Once you choose a name, you need a NUANS report to confirm that no other corporation has an identical name or a name that is too similar to your proposed corporate name. The NUANS report will reserve the proposed name for 90 days. Your corporation can also use a ‘number’ name, which is assigned by the applicable corporate registry.
Default Class of Shares and Rights For All Classes
Voting common shares (two classes) with the right to vote, the right to received dividends, and the right to receive the remaining property of the corporation after it is dissolved.
Non-voting common shares with the same rights as the voting common shares, except there is no right to vote. Dividends can be declared differently for each class of common shares.

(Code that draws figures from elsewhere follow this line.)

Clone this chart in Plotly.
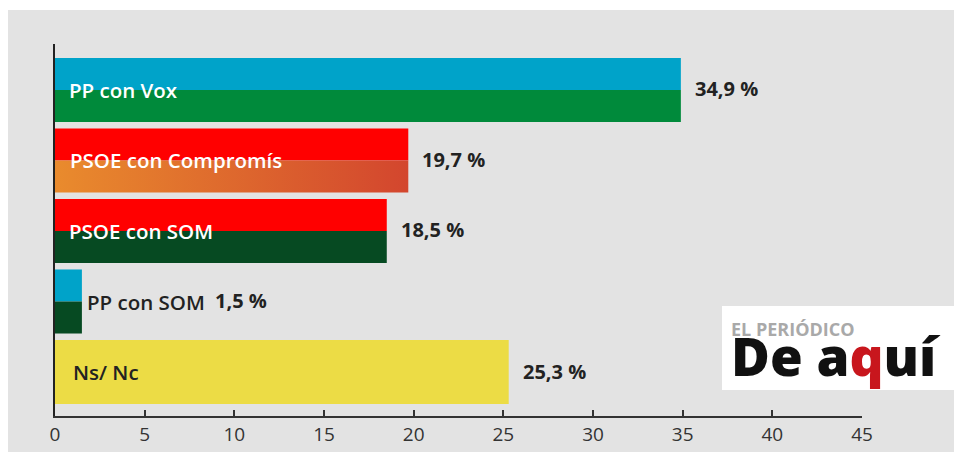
import plotly.graph_objects as go

# ---- data ----
categories = ["PP con Vox", "PSOE con Compromís", "PSOE con SOM", "PP con SOM", "Ns/ Nc"]
values = [34.9, 19.7, 18.5, 1.5, 25.3]
value_labels = ["34,9 %", "19,7 %", "18,5 %", "1,5 %", "25,3 %"]
x_ticks = [0, 5, 10, 15, 20, 25, 30, 35, 40, 45]

# ---- styles ----
top_colors = ["#00a3c9", "#ff0000", "#ff0000", "#00a3c9", "#ecdc45"]
bottom_colors = ["#008a3b", None, "#064a22", "#064a22", "#ecdc45"]
gradient_scale = [[0, "#e98b2d"], [1, "#d3462e"]]
label_colors = ["#ffffff", "#ffffff", "#ffffff", "#222222", "#222222"]
label_inside = [True, True, True, False, True]
label_shift = [12, 13, 12, 3, 16]

HALF = 0.454
positions = list(range(len(categories)))
LABEL_FONT = dict(family="Open Sans", size=20.5, weight=600)
VALUE_FONT = dict(family="Open Sans", size=20, color="#222222", weight=700)

fig = go.Figure()

# top halves
fig.add_trace(go.Bar(
    x=values, y=positions, orientation="h",
    width=HALF, offset=-HALF,
    marker=dict(color=top_colors, line=dict(width=0)),
    hoverinfo="skip", showlegend=False,
))

# bottom halves (solid ones)
solid_idx = [i for i, c in enumerate(bottom_colors) if c is not None]
fig.add_trace(go.Bar(
    x=[values[i] for i in solid_idx], y=[positions[i] for i in solid_idx],
    orientation="h", width=HALF, offset=0,
    marker=dict(color=[bottom_colors[i] for i in solid_idx], line=dict(width=0)),
    hoverinfo="skip", showlegend=False,
))

# gradient bottom halves
for i, c in enumerate(bottom_colors):
    if c is None:
        v, p = values[i], positions[i]
        fig.add_trace(go.Scatter(
            x=[0, v, v, 0, 0], y=[p, p, p + HALF, p + HALF, p],
            mode="none", fill="toself",
            fillgradient=dict(type="horizontal", colorscale=gradient_scale),
            hoverinfo="skip", showlegend=False,
        ))

# labels
for i, cat in enumerate(categories):
    if label_inside[i]:
        fig.add_annotation(x=0, y=positions[i], text=cat, xanchor="left", yanchor="middle",
                           xshift=label_shift[i], showarrow=False,
                           font=dict(LABEL_FONT, color=label_colors[i]))
        fig.add_annotation(x=values[i], y=positions[i], text=value_labels[i], xanchor="left",
                           yanchor="middle", xshift=12, yshift=1, showarrow=False,
                           font=VALUE_FONT)
    else:
        fig.add_annotation(x=values[i], y=positions[i], text=cat, xanchor="left", yanchor="middle",
                           xshift=label_shift[i], showarrow=False,
                           font=dict(LABEL_FONT, color=label_colors[i]))
        fig.add_annotation(x=values[i], y=positions[i], text=value_labels[i], xanchor="left",
                           yanchor="middle", xshift=131, yshift=1, showarrow=False,
                           font=VALUE_FONT)

# logo
fig.add_shape(type="rect", xref="paper", yref="paper", x0=0.8265, x1=1.1363, y0=0.0699, y1=0.2957,
              fillcolor="#ffffff", line=dict(width=0), layer="above")
fig.add_annotation(
    xref="paper", yref="paper", x=0.835, y=0.166, xanchor="left", yanchor="middle",
    align="left", showarrow=False,
    text=("<span style='font-size:18px;color:#a9a9a9'>EL PERIÓDICO</span><br>"
          "<span style='font-size:53px;font-weight:800'>De a<span style='color:#c8161d'>q</span>uí</span>"),
    font=dict(family="Open Sans", size=31, color="#111111", weight=700),
)

# thin white strip at the top of the page
fig.add_shape(type="rect", xref="paper", yref="paper", x0=-0.2, x1=1.2, y0=1.0914, y1=1.2,
              fillcolor="#ffffff", line=dict(width=0), layer="below")

fig.update_layout(
    width=962, height=452,
    margin=dict(l=47, r=108, t=36, b=44),
    paper_bgcolor="#e3e3e3", plot_bgcolor="rgba(0,0,0,0)",
    barmode="overlay",
    xaxis=dict(range=[0, 45], tickvals=x_ticks, ticks="inside", ticklen=6, tickwidth=2,
               tickcolor="#333333", showline=True, linecolor="#333333", linewidth=2,
               showgrid=False, zeroline=False,
               tickfont=dict(family="Open Sans", size=19, color="#333333")),
    yaxis=dict(range=[4.624, -0.652], showline=True, linecolor="#222222", linewidth=2,
               showticklabels=False, ticks="", showgrid=False, zeroline=False),
)

fig.write_html("out.html")
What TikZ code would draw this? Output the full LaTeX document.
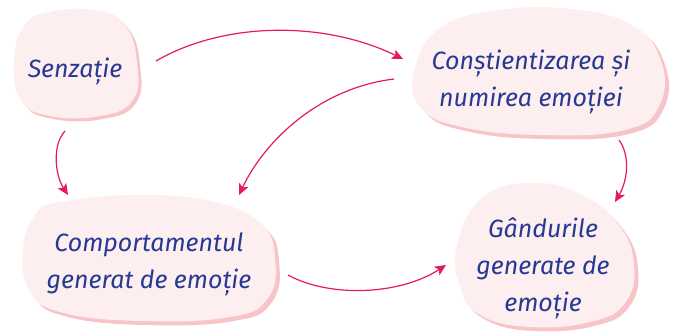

Preferred Shares that have preferential treatment over the common shares with respect to dividends, no voting rights, and the ability to be repurchased by the company. The preferred shares can be issued in one or more series, with the terms to be determined by the directors.
Why would I restrict share transfers?
Transferring shares refers to the purchase and sale of shares. All companies are subject to the requirements of the provincial securities act. When it comes to the future issuance of shares, private companies typically use the Private Issuer Exemption to be exempt from significant securities requirements. To use this Private Issuer Exemption, you must include share transfer restrictions in your articles of incorporation. As well, you cannot have more than 50 shareholders (excluding employees) and you may only issue securities to specific people close to the company (i.e. directors, officers, employees, existing shareholders, certain family members, close friends, close business associates and accredited investors).
What are shareholders, directors, and officers?
Shareholders own the company through their shares. Shareholders elect directors to manage the affairs of the company. Directors typically appoint officers to carry out certain duties.
Shareholders elect directors, appoint auditors, and receive financial statements typically through ordinary (majority) resolutions. Shareholders need special resolutions (2/3rd vote) to carry out fundamental changes like amending the articles, amalgamating, continuing, or selling substantially all the assets of the business.
Directors need to pass resolutions both as set out in the Act and as determined by their own charter. In general, directors of private companies need to approve the appointment of officers; any issuance, transfer, or repurchase of securities; any debt or incumbrances on the assets of the company; declaring dividends; major transactions and contracts; bylaws; financial statements; and major shareholder communications.
Officers carry out the duties assigned by the directors. Some duties will be on behalf of the board – i.e. duties carried out by the board chair, vice-chair, secretary, and possibly treasurer. Typically, the directors will also appoint a chief executive officer or president who will in turn hire all other employees (some of whom may be designated as officers of the company as well).